Thursday, March 4, 2010

Robber Barons? Or Real Money - Gold

I read this article that talks about the golden age of Robber Barons: American industrial age from 1861 to 1901.

http://finance.yahoo.com/taxes/article/108963/bring-back-the-robber-barons

The article suggests that the market entrepreneurs find ways to create jobs that others, particularly politicians do not see.

1861 to 1901 was remarkable for something else. We had a sound money system that was based on gold. Entire world used gold, a relatively honest monetary system. If we look at the 19th century stock market charts, we see that the fluctuations measured in real money are less. The market seems to be more stable.

FED was created in 1913. After the FED was created, we had violent fluctuations in the markets. Great Depression era, 1929 to 1940s was huge fluctuation, down and up. Similarly 1970s, when measured in real money was a huge decline in stock prices, as bad as Great Depression. And since 1999, Gold-DOW has lost more than 80% and is becoming as bad as Great Depression. Here is Gold-DOW chart:

http://www.tradingstocks.net/html/gold_dow_vs_nominal_dow.html

During 1861 to 1901 period, we had beneficial price deflation because as productivity increased, price of goods and services have fallen where as life style has improved. This is the opposite of what we are having now. FED targets 2% inflation. Prices rise faster than wages and the life style of Americans are going down.

I think one can argue that a sound money system that better respects people's hard earned money encourages honest work, encourages entrepreneurship. On the contrary, an economy based on trading paper, making gambling bets and winning at others expense is doomed to fail, as mentioned here:

http://kondratieffwinter.blogspot.com/2010/02/death-of-capitalism.html

Thus, my point is that the society and the social mood at aggregate is responsible for picking one way or the other.

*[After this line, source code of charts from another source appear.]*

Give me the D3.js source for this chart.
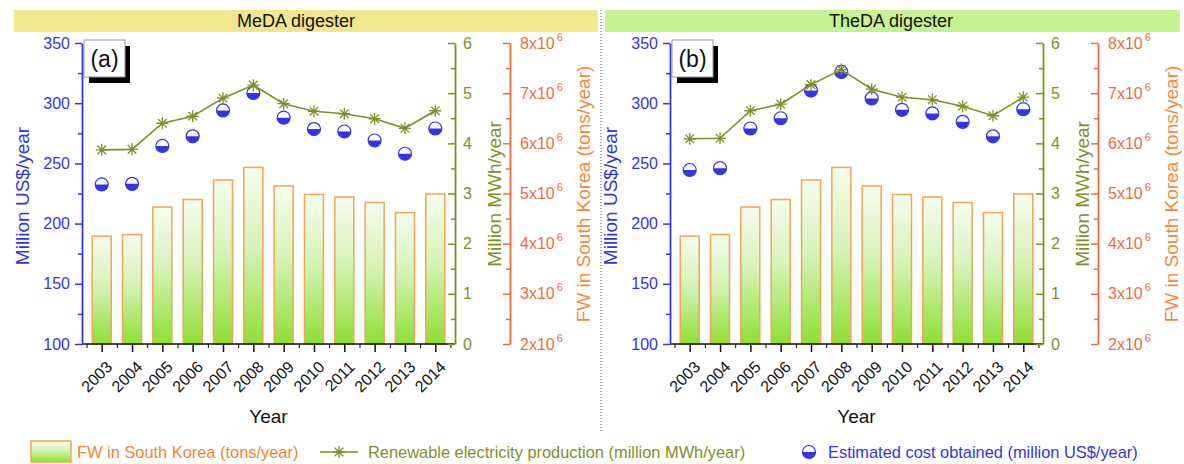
<!DOCTYPE html>
<html>
<head>
<meta charset="utf-8">
<script src="https://cdn.jsdelivr.net/npm/d3@7"></script>
<style>
  body { margin: 0; background: #fff; }
  svg { display: block; font-family: "Liberation Sans", Arial, sans-serif; }
</style>
</head>
<body>
<svg id="chart" width="1184" height="464"></svg>
<script>
// ---- data ----
const YEARS = [2003, 2004, 2005, 2006, 2007, 2008, 2009, 2010, 2011, 2012, 2013, 2014];
// food waste, tons/year (same in both panels)
const FW = [4.15e6, 4.18e6, 4.73e6, 4.88e6, 5.27e6, 5.52e6, 5.15e6, 4.98e6, 4.93e6, 4.82e6, 4.62e6, 4.99e6];
// (a) MeDA digester
const ELEC_A = [3.87, 3.88, 4.40, 4.54, 4.90, 5.16, 4.79, 4.64, 4.59, 4.49, 4.30, 4.65];
const COST_A = [232.5, 233, 264.5, 272.5, 294, 308.5, 288, 278.5, 276.5, 269, 258, 279];
// (b) TheDA digester
const ELEC_B = [4.09, 4.10, 4.65, 4.78, 5.17, 5.47, 5.08, 4.92, 4.87, 4.74, 4.55, 4.92];
const COST_B = [244.5, 246, 279, 287.5, 310.5, 326, 304, 294.5, 291.5, 284.5, 272.5, 295];

const COST_TICKS = [100, 150, 200, 250, 300, 350];
const ELEC_TICKS = [0, 1, 2, 3, 4, 5, 6];
const FW_TICKS = [2e6, 3e6, 4e6, 5e6, 6e6, 7e6, 8e6];

const BLUE = '#3434e6', OLIVE = '#7f8f24', ORANGE = '#ef6b3c', ORANGE2 = '#f5883c', BAR_STROKE = '#f4a456';
const FONT = '"Liberation Sans", Arial, sans-serif';

const svg = d3.select('#chart');
const defs = svg.append('defs');
const grad = defs.append('linearGradient').attr('id', 'barGrad')
  .attr('x1', 0).attr('y1', 0).attr('x2', 0).attr('y2', 1);
grad.append('stop').attr('offset', '0%').attr('stop-color', '#f6fcef');
grad.append('stop').attr('offset', '45%').attr('stop-color', '#d6f3b8');
grad.append('stop').attr('offset', '100%').attr('stop-color', '#8ee034');

function starPath(r) {
  const d = r * 0.72;
  return `M0,${-r}V${r}M${-r},0H${r}M${-d},${-d}L${d},${d}M${-d},${d}L${d},${-d}`;
}

function halfCircle(sel, r) {
  sel.append('circle').attr('r', r).attr('fill', '#fff').attr('stroke', BLUE).attr('stroke-width', 1.2);
  sel.append('path').attr('d', `M${-r},0A${r},${r} 0 0 0 ${r},0Z`).attr('fill', BLUE);
}

function drawPanel(dx, title, band, letter, elec, cost) {
  const g = svg.append('g').attr('transform', `translate(${dx},0)`);
  const L = 82, R = 455, R2 = 510, T = 43, B = 344;

  g.append('rect').attr('x', band[0]).attr('y', 10).attr('width', band[1] - band[0]).attr('height', 22)
    .attr('fill', band[2]);
  g.append('text').attr('x', band[3]).attr('y', 21).attr('dy', '0.36em').attr('text-anchor', 'middle')
    .attr('font-size', 18).attr('fill', '#111').text(title);

  const x = d3.scaleLinear().domain([2002.35, 2014.65]).range([L, R]);
  const yCost = d3.scaleLinear().domain([100, 350]).range([B, T]);
  const yElec = d3.scaleLinear().domain([0, 6]).range([B, T]);
  const yFw = d3.scaleLinear().domain([2e6, 8e6]).range([B, T]);
  const bw = 19;

  // bars
  g.append('g').selectAll('rect').data(FW).join('rect')
    .attr('x', (d, i) => x(YEARS[i]) - bw / 2)
    .attr('y', d => yFw(d))
    .attr('width', bw)
    .attr('height', d => B - yFw(d))
    .attr('fill', 'url(#barGrad)')
    .attr('stroke', BAR_STROKE).attr('stroke-width', 1.5);

  // x axis
  const xMinor = d3.range(2002.5, 2015, 1);
  g.append('g').attr('transform', `translate(0,${B})`)
    .call(d3.axisBottom(x).tickValues(xMinor).tickSize(4).tickFormat(''))
    .call(a => a.select('.domain').remove());
  const xa = g.append('g').attr('transform', `translate(0,${B})`)
    .call(d3.axisBottom(x).tickValues(YEARS).tickSize(8).tickSizeOuter(0).tickFormat(d3.format('d')));
  xa.select('.domain').attr('d', `M${L},0H${R}`).attr('stroke', '#111').attr('stroke-width', 1.5);
  xa.selectAll('line').attr('stroke', '#111').attr('stroke-width', 1.5);
  xa.selectAll('text').attr('x', 0).attr('y', 0).attr('dy', '0.35em')
    .attr('transform', 'translate(7,20) rotate(-45)')
    .attr('text-anchor', 'end').attr('font-size', 16).attr('fill', '#111')
    .attr('font-family', FONT);

  g.append('text').attr('x', (L + R) / 2).attr('y', 416).attr('dy', '0.36em')
    .attr('text-anchor', 'middle').attr('font-size', 19).attr('fill', '#111').text('Year');

  // left axis (cost)
  g.append('g').attr('transform', `translate(${L},0)`)
    .call(d3.axisLeft(yCost).tickValues(d3.range(125, 350, 50)).tickSize(4).tickFormat(''))
    .call(a => a.select('.domain').remove())
    .selectAll('line').attr('stroke', BLUE).attr('stroke-width', 1.5);
  const la = g.append('g').attr('transform', `translate(${L},0)`)
    .call(d3.axisLeft(yCost).tickValues(COST_TICKS).tickSize(7).tickSizeOuter(0).tickPadding(5)
      .tickFormat(d3.format('d')));
  la.select('.domain').attr('stroke', BLUE).attr('stroke-width', 1.8);
  la.selectAll('line').attr('stroke', BLUE).attr('stroke-width', 1.5);
  la.selectAll('text').attr('font-size', 16).attr('fill', BLUE).attr('font-family', FONT);
  g.append('text').attr('transform', `translate(22,196) rotate(-90)`).attr('dy', '0.36em')
    .attr('text-anchor', 'middle').attr('font-size', 19).attr('fill', BLUE).text('Million US$/year');

  // right axis (electricity)
  g.append('g').attr('transform', `translate(${R},0)`)
    .call(d3.axisRight(yElec).tickValues(d3.range(0.5, 6, 1)).tickSizeInner(-4).tickFormat(''))
    .call(a => a.select('.domain').remove())
    .selectAll('line').attr('stroke', OLIVE).attr('stroke-width', 1.5);
  const ea = g.append('g').attr('transform', `translate(${R},0)`)
    .call(d3.axisRight(yElec).tickValues(ELEC_TICKS).tickSizeInner(-7).tickSizeOuter(0).tickPadding(8)
      .tickFormat(d3.format('d')));
  ea.select('.domain').attr('stroke', OLIVE).attr('stroke-width', 1.8);
  ea.selectAll('line').attr('stroke', OLIVE).attr('stroke-width', 1.5);
  ea.selectAll('text').attr('font-size', 16).attr('fill', OLIVE).attr('font-family', FONT);
  g.append('text').attr('transform', `translate(494,194) rotate(-90)`).attr('dy', '0.36em')
    .attr('text-anchor', 'middle').attr('font-size', 19).attr('fill', OLIVE).text('Million MWh/year');

  // far right axis (food waste)
  g.append('g').attr('transform', `translate(${R2},0)`)
    .call(d3.axisRight(yFw).tickValues(d3.range(2.5e6, 8e6, 1e6)).tickSizeInner(-4).tickFormat(''))
    .call(a => a.select('.domain').remove())
    .selectAll('line').attr('stroke', ORANGE).attr('stroke-width', 1.5);
  const fa = g.append('g').attr('transform', `translate(${R2},0)`)
    .call(d3.axisRight(yFw).tickValues(FW_TICKS).tickSizeInner(-7).tickSizeOuter(0).tickPadding(10).tickFormat(''));
  fa.select('.domain').attr('stroke', ORANGE).attr('stroke-width', 1.8);
  fa.selectAll('line').attr('stroke', ORANGE).attr('stroke-width', 1.5);
  fa.selectAll('text').attr('font-size', 16).attr('fill', ORANGE).attr('font-family', FONT)
    .each(function(d) {
      const t = d3.select(this);
      t.append('tspan').text(`${d / 1e6}x10`);
      t.append('tspan').attr('dx', 2).attr('dy', -8).attr('font-size', 11).text('6');
    });
  g.append('text').attr('transform', `translate(583,194) rotate(-90)`).attr('dy', '0.36em')
    .attr('text-anchor', 'middle').attr('font-size', 19).attr('fill', ORANGE2).text('FW in South Korea (tons/year)');

  // cost markers
  g.append('g').selectAll('g').data(cost).join('g')
    .attr('transform', (d, i) => `translate(${x(YEARS[i])},${yCost(d)})`)
    .call(s => halfCircle(s, 6.5));

  // electricity line + stars
  const line = d3.line().x((d, i) => x(YEARS[i])).y(d => yElec(d));
  g.append('path').datum(elec).attr('d', line).attr('fill', 'none')
    .attr('stroke', OLIVE).attr('stroke-width', 1.6);
  g.append('g').selectAll('path').data(elec).join('path')
    .attr('transform', (d, i) => `translate(${x(YEARS[i])},${yElec(d)})`)
    .attr('d', starPath(6)).attr('stroke', OLIVE).attr('stroke-width', 1.3).attr('fill', 'none');

  // panel letter box
  g.append('rect').attr('x', 89).attr('y', 46).attr('width', 41).attr('height', 37).attr('fill', '#000');
  g.append('rect').attr('x', 84).attr('y', 40).attr('width', 41).attr('height', 37)
    .attr('fill', '#fff').attr('stroke', '#999').attr('stroke-width', 1);
  g.append('text').attr('x', 104.5).attr('y', 58.5).attr('dy', '0.36em').attr('text-anchor', 'middle')
    .attr('font-size', 23).attr('fill', '#111').text(letter);
}

drawPanel(0, 'MeDA digester', [14, 598, '#f0e68c', 296], '(a)', ELEC_A, COST_A);
drawPanel(588, 'TheDA digester', [17, 592, '#c6f391', 303], '(b)', ELEC_B, COST_B);

// dotted separator
svg.append('line').attr('x1', 601).attr('x2', 601).attr('y1', 10).attr('y2', 432)
  .attr('stroke', '#555').attr('stroke-width', 1).attr('stroke-dasharray', '1,2');

// legend
const lg = svg.append('g').attr('font-size', 16.4);
lg.append('rect').attr('x', 31).attr('y', 441).attr('width', 40).attr('height', 21)
  .attr('fill', 'url(#barGrad)').attr('stroke', BAR_STROKE).attr('stroke-width', 1.5);
lg.append('text').attr('x', 77).attr('y', 452).attr('dy', '0.36em').attr('fill', '#f08434')
  .text('FW in South Korea (tons/year)');
lg.append('line').attr('x1', 320).attr('x2', 358).attr('y1', 452).attr('y2', 452)
  .attr('stroke', OLIVE).attr('stroke-width', 1.6);
lg.append('path').attr('transform', 'translate(339,452)').attr('d', starPath(6))
  .attr('stroke', OLIVE).attr('stroke-width', 1.3).attr('fill', 'none');
lg.append('text').attr('x', 368).attr('y', 452).attr('dy', '0.36em').attr('fill', OLIVE)
  .text('Renewable electricity production (million MWh/year)');
lg.append('g').attr('transform', 'translate(809,452)').call(s => halfCircle(s, 6.5));
lg.append('text').attr('x', 828).attr('y', 452).attr('dy', '0.36em').attr('fill', BLUE)
  .text('Estimated cost obtained (million US$/year)');
</script>
</body>
</html>
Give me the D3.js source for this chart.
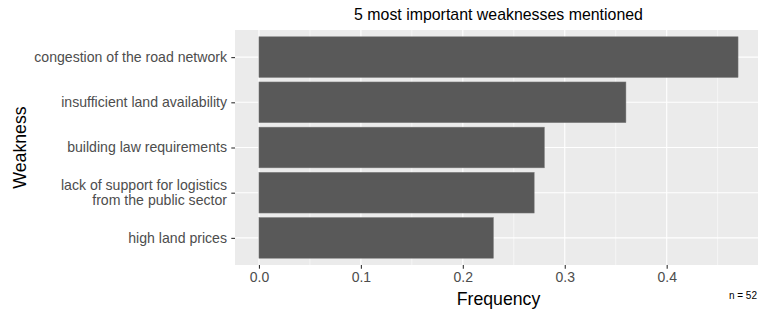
<!DOCTYPE html>
<html>
<head>
<meta charset="utf-8">
<script src="https://cdn.jsdelivr.net/npm/d3@7"></script>
<style>
  body { margin: 0; background: #fff; }
  text { font-family: "Liberation Sans", Arial, sans-serif; }
</style>
</head>
<body>
<div id="viz"><svg width="758" height="313"></svg></div>
<script>
const weaknesses = [
  "congestion of the road network",
  "insufficient land availability",
  "building law requirements",
  "lack of support for logistics\nfrom the public sector",
  "high land prices"
];
const frequency = [0.47, 0.36, 0.28, 0.27, 0.23];
const xTicks = [0, 0.1, 0.2, 0.3, 0.4];
const xMinor = [0.05, 0.15, 0.25, 0.35, 0.45];
const sampleSize = 52;

const data = weaknesses.map((w, i) => ({ name: w, value: frequency[i] }));

const svg = d3.select("#viz svg");
const panelLeft = 235, panelTop = 30, panelBottom = 265;

// ggplot style 5% expansion on continuous axis
const maxVal = d3.max(frequency);
const pad = maxVal * 0.05;
const x = d3.scaleLinear().domain([-pad, maxVal + pad]).range([panelLeft, 762]);
const panelRight = x.range()[1];

// discrete axis, 0.6 units expansion each side
const y = d3.scalePoint().domain(weaknesses).range([panelTop, panelBottom]).padding(0.6);
const step = y.step();

svg.append("rect")
  .attr("x", panelLeft).attr("y", panelTop)
  .attr("width", panelRight - panelLeft).attr("height", panelBottom - panelTop)
  .attr("fill", "#EBEBEB");

const grid = svg.append("g");
grid.selectAll(".minor")
  .data(xMinor)
  .enter().append("line")
  .attr("x1", d => x(d)).attr("x2", d => x(d))
  .attr("y1", panelTop).attr("y2", panelBottom)
  .attr("stroke", "#fff").attr("stroke-width", 0.55);
grid.selectAll(".major")
  .data(xTicks)
  .enter().append("line")
  .attr("x1", d => x(d)).attr("x2", d => x(d))
  .attr("y1", panelTop).attr("y2", panelBottom)
  .attr("stroke", "#fff").attr("stroke-width", 1.1);
grid.selectAll(".majory")
  .data(weaknesses)
  .enter().append("line")
  .attr("x1", panelLeft).attr("x2", panelRight)
  .attr("y1", d => y(d)).attr("y2", d => y(d))
  .attr("stroke", "#fff").attr("stroke-width", 1.1);

svg.selectAll(".bar")
  .data(data)
  .enter().append("rect")
  .attr("class", "bar")
  .attr("x", x(0))
  .attr("y", d => y(d.name) - step * 0.45)
  .attr("width", d => x(d.value) - x(0))
  .attr("height", step * 0.9)
  .attr("fill", "#595959")
  .attr("stroke", "#7a7a7a")
  .attr("stroke-width", 0.5);

// x axis
const xAxis = svg.append("g")
  .attr("transform", `translate(0,${panelBottom})`)
  .call(d3.axisBottom(x).tickValues(xTicks).tickFormat(d3.format(".1f")).tickSize(3.7).tickPadding(3));
xAxis.select(".domain").remove();
xAxis.selectAll("line").attr("stroke", "#333").attr("stroke-width", 1.1);
xAxis.selectAll("text").attr("fill", "#4D4D4D").style("font-size", "14px")
  .style("font-family", '"Liberation Sans", Arial, sans-serif');

// y axis
const yAxis = svg.append("g")
  .attr("transform", `translate(${panelLeft},0)`)
  .call(d3.axisLeft(y).tickSize(3.7).tickFormat(""));
yAxis.select(".domain").remove();
yAxis.selectAll("line").attr("stroke", "#333").attr("stroke-width", 1.1);

const labels = svg.append("g").selectAll("text")
  .data(weaknesses)
  .enter().append("text")
  .attr("text-anchor", "end")
  .attr("fill", "#4D4D4D")
  .style("font-size", "14.1px");
labels.each(function (d) {
  const lines = d.split("\n");
  const lh = 15.5;
  const t = d3.select(this);
  lines.forEach((ln, i) => {
    t.append("tspan")
      .attr("x", panelLeft - 8)
      .attr("y", y(d) + (i - (lines.length - 1) / 2) * lh)
      .attr("dy", "0.35em")
      .text(ln);
  });
});

// titles
svg.append("text")
  .attr("x", (panelLeft + panelRight) / 2).attr("y", 19.5)
  .attr("text-anchor", "middle")
  .style("font-size", "15.9px")
  .attr("fill", "#000")
  .text("5 most important weaknesses mentioned");

svg.append("text")
  .attr("x", (panelLeft + panelRight) / 2).attr("y", 304.5)
  .attr("text-anchor", "middle")
  .style("font-size", "17.7px")
  .attr("fill", "#000")
  .text("Frequency");

svg.append("text")
  .attr("transform", `translate(26,${(panelTop + panelBottom) / 2}) rotate(-90)`)
  .attr("text-anchor", "middle")
  .style("font-size", "17.7px")
  .attr("fill", "#000")
  .text("Weakness");

svg.append("text")
  .attr("x", 757).attr("y", 299)
  .attr("text-anchor", "end")
  .style("font-size", "10px")
  .attr("fill", "#000")
  .text("n = " + sampleSize);
</script>
</body>
</html>
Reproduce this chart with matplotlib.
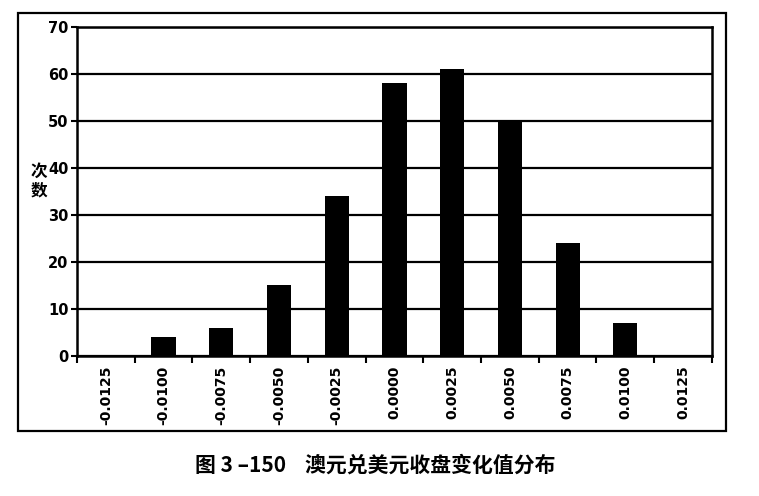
import numpy as np
import matplotlib.pyplot as plt
from matplotlib.patches import Rectangle

plt.rcParams['font.family'] = ['DejaVu Sans', 'Noto Sans CJK SC']

# ─── Data ─────────────────────────────────────────────────────────────────────
bins = ['-0.0125', '-0.0100', '-0.0075', '-0.0050', '-0.0025', '0.0000',
        '0.0025', '0.0050', '0.0075', '0.0100', '0.0125']
counts = [0, 4, 6, 15, 34, 58, 61, 50, 24, 7, 0]
y_ticks = [0, 10, 20, 30, 40, 50, 60, 70]

fig = plt.figure(figsize=(7.59, 4.96), dpi=100)
ax = fig.add_axes([0.1014, 0.2823, 0.8366, 0.6633])

x = np.arange(len(bins))
ax.bar(x, counts, width=0.42, color='black', zorder=3)

ax.set_xlim(-0.5, len(bins) - 0.5)
ax.set_ylim(0, 70)
ax.set_yticks(y_ticks)
ax.set_yticklabels([str(v) for v in y_ticks], fontsize=10.5, fontweight='bold')
ax.yaxis.grid(True, color='black', linewidth=1.6, zorder=1)

# category boundaries as major ticks, labels on the centres (minor)
ax.set_xticks(np.arange(len(bins) + 1) - 0.5)
ax.set_xticklabels([])
ax.set_xticks(x, minor=True)
ax.set_xticklabels(bins, minor=True, rotation=90, fontsize=10,
                   fontweight='bold', va='top')
ax.tick_params(axis='x', which='minor', length=0, pad=7)
ax.tick_params(axis='x', which='major', length=5, width=1.5, direction='out')
ax.tick_params(axis='y', length=4, width=1.5, direction='out', pad=2)

for s in ax.spines.values():
    s.set_linewidth(1.8)
    s.set_color('black')

ax.set_ylabel('次\n数', rotation=0, fontsize=12, fontweight='bold',
              family=['Noto Sans CJK SC', 'DejaVu Sans'], linespacing=1.1)
ax.yaxis.set_label_coords(-0.06, 0.475)

# outer frame round the chart
fig.patches.append(Rectangle((0.0237, 0.131), 0.9328, 0.843, transform=fig.transFigure,
                             fill=False, edgecolor='black', linewidth=1.6))

fig.text(0.494, 0.062, '图 3 –150    澳元兑美元收盘变化值分布', ha='center', va='center',
         fontsize=15, fontweight='bold', family=['Noto Sans CJK SC', 'DejaVu Sans'])

fig.savefig('out.png', dpi=100)
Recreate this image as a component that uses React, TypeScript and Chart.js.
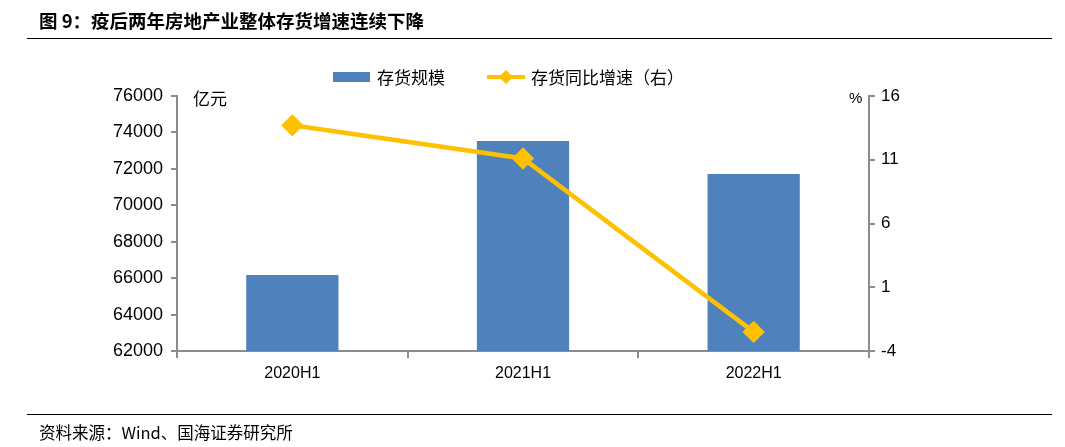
import React, { useEffect, useRef } from "react";
import { Chart, registerables } from "chart.js";

Chart.register(...registerables);

const categories = ["2020H1", "2021H1", "2022H1"];
const inventoryScale = [66170, 73530, 71720];
const inventoryGrowth = [13.7, 11.1, -2.5];
const leftTicks = { min: 62000, max: 76000, step: 2000 };
const rightTicks = { min: -4, max: 16, step: 5 };

const titleText = "图 9：疫后两年房地产业整体存货增速连续下降";
const sourceText = "资料来源：Wind、国海证券研究所";
const legendBar = "存货规模";
const legendLine = "存货同比增速（右）";

const BAR_COLOR = "#4F81BD";
const LINE_COLOR = "#FFC000";
const AXIS_COLOR = "#8C8C8C";
const CJK = '"Noto Sans CJK SC", sans-serif';
const LATIN = '"Liberation Sans", Arial, sans-serif';

export default function App() {
  const ref = useRef<HTMLCanvasElement | null>(null);

  useEffect(() => {
    if (!ref.current) return;
    const chart = new Chart(ref.current, {
      type: "bar",
      data: {
        labels: categories,
        datasets: [
          {
            type: "line",
            label: legendLine,
            data: inventoryGrowth,
            yAxisID: "y1",
            borderColor: LINE_COLOR,
            backgroundColor: LINE_COLOR,
            borderWidth: 4.5,
            pointStyle: "rectRot",
            pointRadius: 8,
            pointBackgroundColor: LINE_COLOR,
            pointBorderColor: LINE_COLOR,
            tension: 0,
            order: 0,
          } as any,
          {
            type: "bar",
            label: legendBar,
            data: inventoryScale,
            yAxisID: "y",
            backgroundColor: BAR_COLOR,
            barPercentage: 0.4,
            categoryPercentage: 1,
            order: 1,
          } as any,
        ],
      },
      options: {
        responsive: false,
        animation: false,
        layout: { padding: { top: 96, bottom: 0, left: 0, right: 0 } },
        plugins: { legend: { display: false }, tooltip: { enabled: false }, title: { display: false } },
        scales: {
          x: {
            grid: {
              display: true,
              offset: true,
              drawOnChartArea: false,
              drawTicks: true,
              tickLength: 7,
              color: AXIS_COLOR,
              lineWidth: 2,
            },
            border: { color: AXIS_COLOR, width: 2 },
            ticks: { color: "#000", font: { family: LATIN, size: 16 }, padding: 6 },
            afterFit: (s: any) => {
              s.height = 96;
            },
          },
          y: {
            position: "left",
            min: leftTicks.min,
            max: leftTicks.max,
            ticks: {
              stepSize: leftTicks.step,
              color: "#000",
              font: { family: LATIN, size: 18 },
              padding: 8,
              callback: (v: any) => String(v),
            },
            grid: { display: true, drawOnChartArea: false, drawTicks: true, tickLength: 6, color: AXIS_COLOR, lineWidth: 2 },
            border: { color: AXIS_COLOR, width: 2 },
            afterFit: (s: any) => {
              s.width = 177;
            },
          },
          y1: {
            position: "right",
            min: rightTicks.min,
            max: rightTicks.max,
            ticks: {
              stepSize: rightTicks.step,
              color: "#000",
              font: { family: LATIN, size: 17 },
              padding: 6,
              callback: (v: any) => String(v),
            },
            grid: { display: true, drawOnChartArea: false, drawTicks: true, tickLength: 6, color: AXIS_COLOR, lineWidth: 2 },
            border: { color: AXIS_COLOR, width: 2 },
            afterFit: (s: any) => {
              s.width = 196;
            },
          },
        },
      },
    });
    return () => chart.destroy();
  }, []);

  const abs = (o: React.CSSProperties): React.CSSProperties => ({ position: "absolute", ...o });

  return (
    <div style={abs({ left: 0, top: 0, width: 1065, height: 447, background: "#fff", overflow: "hidden" })}>
      <canvas ref={ref} width={1065} height={447} style={abs({ left: 0, top: 0, width: 1065, height: 447 })} />
      <div style={abs({ left: 39, top: 8, fontFamily: CJK, fontWeight: 700, fontSize: 18.5, lineHeight: "24px", color: "#000", whiteSpace: "nowrap" })}>
        {titleText}
      </div>
      <div style={abs({ left: 27, top: 38, width: 1025, height: 1, background: "#000" })} />
      <div style={abs({ left: 27, top: 414, width: 1025, height: 1, background: "#000" })} />
      <div style={abs({ left: 39, top: 420, fontFamily: CJK, fontSize: 16.5, lineHeight: "24px", color: "#000", whiteSpace: "nowrap" })}>
        {sourceText}
      </div>
      {/* legend */}
      <div style={abs({ left: 333, top: 72, width: 37, height: 10, background: BAR_COLOR })} />
      <div style={abs({ left: 377, top: 65, fontFamily: CJK, fontSize: 17, lineHeight: "24px", color: "#000", whiteSpace: "nowrap" })}>
        {legendBar}
      </div>
      <div style={abs({ left: 487, top: 75, width: 38, height: 4, background: LINE_COLOR })} />
      <div style={abs({ left: 501, top: 72, width: 10, height: 10, background: LINE_COLOR, transform: "rotate(45deg)" })} />
      <div style={abs({ left: 531, top: 65, fontFamily: CJK, fontSize: 17, lineHeight: "24px", color: "#000", whiteSpace: "nowrap" })}>
        {legendLine}
      </div>
      {/* axis units */}
      <div style={abs({ left: 193, top: 86, fontFamily: CJK, fontSize: 17, lineHeight: "24px", color: "#000", whiteSpace: "nowrap" })}>
        亿元
      </div>
      <div style={abs({ left: 849, top: 88, fontFamily: LATIN, fontSize: 15, lineHeight: "20px", color: "#000", whiteSpace: "nowrap" })}>
        %
      </div>
    </div>
  );
}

By tolerating the FED, by allowing the banks to create money out of thin air:

http://www.tradingstocks.net/html/banks_create_money.html

and by trading paper instead of producing real value, by borrowing and investing on granite counter tops we enslave ourselves to the Barons of Wall Street. The real entrepreneur spirit will not flourish under these conditions.

It is not the Robber Barons who make things better. It is the social mood itself who creates the right conditions so that these Barons can come forward and succeed. Here is how the social mood drives the markets, the economy, politics and the culture:

http://www.tradingstocks.net/html/socionomics.html

According to socionomic theory, the cycles of social mood define the booms and busts in the economy. The market declines first as the social mood turns sour. This is why earnings are good at the market top and bad at the bottom.

Similarly, in the midst of bad news and earnings, as the social mood improves, the market starts to rally. Just like we did back in March 2009.

These fluctuations in social mood define whether Robber Barons will be back or not. Not the other way around. If the market starts selling of now, expect more job losses, more housing crash, terrible earnings. When things look the darkest, it will be the bottom, and we will start climbing out of the depression. Then we may have the Robber Barons appear again. But we have not seen that dark bottom yet:

http://www.tradingstocks.net/html/near_bottom.html

Ultimately, as part of the change, we need to overhaul our monetary system to use sound money that keeps it's value and respects the people's effort to earn it. We need to shrink the financial sector that lives off of commissions from the real economy. We cannot have 30% of the population shuffle money around and rely on the production of others to create value. Real economy cannot carry the interest burden that is being charged to sustain the life style of fat cat bankers. We need gold, we need deflation. We don't need the FED, we don't need the bankers. They are a burden on us to carry. Usury was forbidden for good reason.